## WHAT TO DO:
Without the images, write out the whole listing exactly.

BEGIN PROVIDED DATA

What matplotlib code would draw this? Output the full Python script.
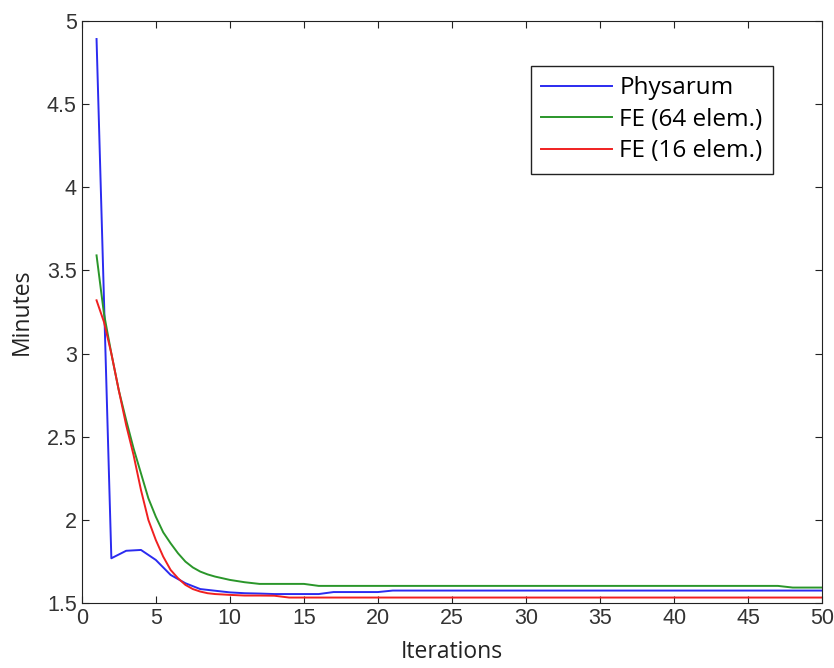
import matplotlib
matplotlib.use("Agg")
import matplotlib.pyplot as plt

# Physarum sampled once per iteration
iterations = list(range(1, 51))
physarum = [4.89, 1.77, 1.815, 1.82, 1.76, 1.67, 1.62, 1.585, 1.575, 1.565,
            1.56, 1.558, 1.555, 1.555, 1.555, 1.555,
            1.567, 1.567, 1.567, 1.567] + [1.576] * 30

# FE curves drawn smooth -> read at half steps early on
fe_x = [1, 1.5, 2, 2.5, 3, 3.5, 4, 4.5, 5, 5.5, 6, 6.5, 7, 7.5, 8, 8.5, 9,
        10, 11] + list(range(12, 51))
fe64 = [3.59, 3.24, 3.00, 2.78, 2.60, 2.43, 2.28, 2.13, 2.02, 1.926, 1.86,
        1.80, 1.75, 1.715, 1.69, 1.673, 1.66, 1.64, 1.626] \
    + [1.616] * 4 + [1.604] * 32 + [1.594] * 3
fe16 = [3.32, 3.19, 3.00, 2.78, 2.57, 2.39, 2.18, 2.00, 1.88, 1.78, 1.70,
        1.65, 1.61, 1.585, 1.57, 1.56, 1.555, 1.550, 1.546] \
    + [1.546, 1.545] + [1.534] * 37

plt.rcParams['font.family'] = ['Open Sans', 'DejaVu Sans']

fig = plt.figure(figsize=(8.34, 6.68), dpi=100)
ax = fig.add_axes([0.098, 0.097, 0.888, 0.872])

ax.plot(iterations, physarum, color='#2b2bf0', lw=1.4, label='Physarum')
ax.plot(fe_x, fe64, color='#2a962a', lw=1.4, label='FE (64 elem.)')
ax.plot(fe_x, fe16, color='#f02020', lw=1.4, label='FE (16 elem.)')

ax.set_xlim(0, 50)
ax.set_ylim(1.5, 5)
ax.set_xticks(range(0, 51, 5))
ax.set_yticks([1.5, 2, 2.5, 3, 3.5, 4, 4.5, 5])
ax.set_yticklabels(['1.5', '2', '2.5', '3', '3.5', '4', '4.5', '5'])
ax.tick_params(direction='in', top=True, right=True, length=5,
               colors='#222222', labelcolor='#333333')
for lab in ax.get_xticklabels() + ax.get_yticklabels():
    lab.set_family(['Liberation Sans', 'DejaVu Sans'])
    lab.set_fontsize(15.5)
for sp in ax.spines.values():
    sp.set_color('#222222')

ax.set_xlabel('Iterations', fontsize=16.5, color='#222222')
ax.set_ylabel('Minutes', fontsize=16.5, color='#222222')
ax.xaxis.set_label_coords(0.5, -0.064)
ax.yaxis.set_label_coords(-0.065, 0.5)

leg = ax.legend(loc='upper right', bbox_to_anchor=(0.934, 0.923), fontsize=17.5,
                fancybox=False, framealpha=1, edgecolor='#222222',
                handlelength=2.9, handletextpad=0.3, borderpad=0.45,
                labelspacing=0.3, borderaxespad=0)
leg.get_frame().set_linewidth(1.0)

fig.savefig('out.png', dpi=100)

END PROVIDED DATA

## ANSWER FOR THIS EXERCISE:
What matplotlib code would draw this? Output the full Python script.
import matplotlib
matplotlib.use("Agg")
import matplotlib.pyplot as plt

# Physarum sampled once per iteration
iterations = list(range(1, 51))
physarum = [4.89, 1.77, 1.815, 1.82, 1.76, 1.67, 1.62, 1.585, 1.575, 1.565,
            1.56, 1.558, 1.555, 1.555, 1.555, 1.555,
            1.567, 1.567, 1.567, 1.567] + [1.576] * 30

# FE curves drawn smooth -> read at half steps early on
fe_x = [1, 1.5, 2, 2.5, 3, 3.5, 4, 4.5, 5, 5.5, 6, 6.5, 7, 7.5, 8, 8.5, 9,
        10, 11] + list(range(12, 51))
fe64 = [3.59, 3.24, 3.00, 2.78, 2.60, 2.43, 2.28, 2.13, 2.02, 1.926, 1.86,
        1.80, 1.75, 1.715, 1.69, 1.673, 1.66, 1.64, 1.626] \
    + [1.616] * 4 + [1.604] * 32 + [1.594] * 3
fe16 = [3.32, 3.19, 3.00, 2.78, 2.57, 2.39, 2.18, 2.00, 1.88, 1.78, 1.70,
        1.65, 1.61, 1.585, 1.57, 1.56, 1.555, 1.550, 1.546] \
    + [1.546, 1.545] + [1.534] * 37

plt.rcParams['font.family'] = ['Open Sans', 'DejaVu Sans']

fig = plt.figure(figsize=(8.34, 6.68), dpi=100)
ax = fig.add_axes([0.098, 0.097, 0.888, 0.872])

ax.plot(iterations, physarum, color='#2b2bf0', lw=1.4, label='Physarum')
ax.plot(fe_x, fe64, color='#2a962a', lw=1.4, label='FE (64 elem.)')
ax.plot(fe_x, fe16, color='#f02020', lw=1.4, label='FE (16 elem.)')

ax.set_xlim(0, 50)
ax.set_ylim(1.5, 5)
ax.set_xticks(range(0, 51, 5))
ax.set_yticks([1.5, 2, 2.5, 3, 3.5, 4, 4.5, 5])
ax.set_yticklabels(['1.5', '2', '2.5', '3', '3.5', '4', '4.5', '5'])
ax.tick_params(direction='in', top=True, right=True, length=5,
               colors='#222222', labelcolor='#333333')
for lab in ax.get_xticklabels() + ax.get_yticklabels():
    lab.set_family(['Liberation Sans', 'DejaVu Sans'])
    lab.set_fontsize(15.5)
for sp in ax.spines.values():
    sp.set_color('#222222')

ax.set_xlabel('Iterations', fontsize=16.5, color='#222222')
ax.set_ylabel('Minutes', fontsize=16.5, color='#222222')
ax.xaxis.set_label_coords(0.5, -0.064)
ax.yaxis.set_label_coords(-0.065, 0.5)

leg = ax.legend(loc='upper right', bbox_to_anchor=(0.934, 0.923), fontsize=17.5,
                fancybox=False, framealpha=1, edgecolor='#222222',
                handlelength=2.9, handletextpad=0.3, borderpad=0.45,
                labelspacing=0.3, borderaxespad=0)
leg.get_frame().set_linewidth(1.0)

fig.savefig('out.png', dpi=100)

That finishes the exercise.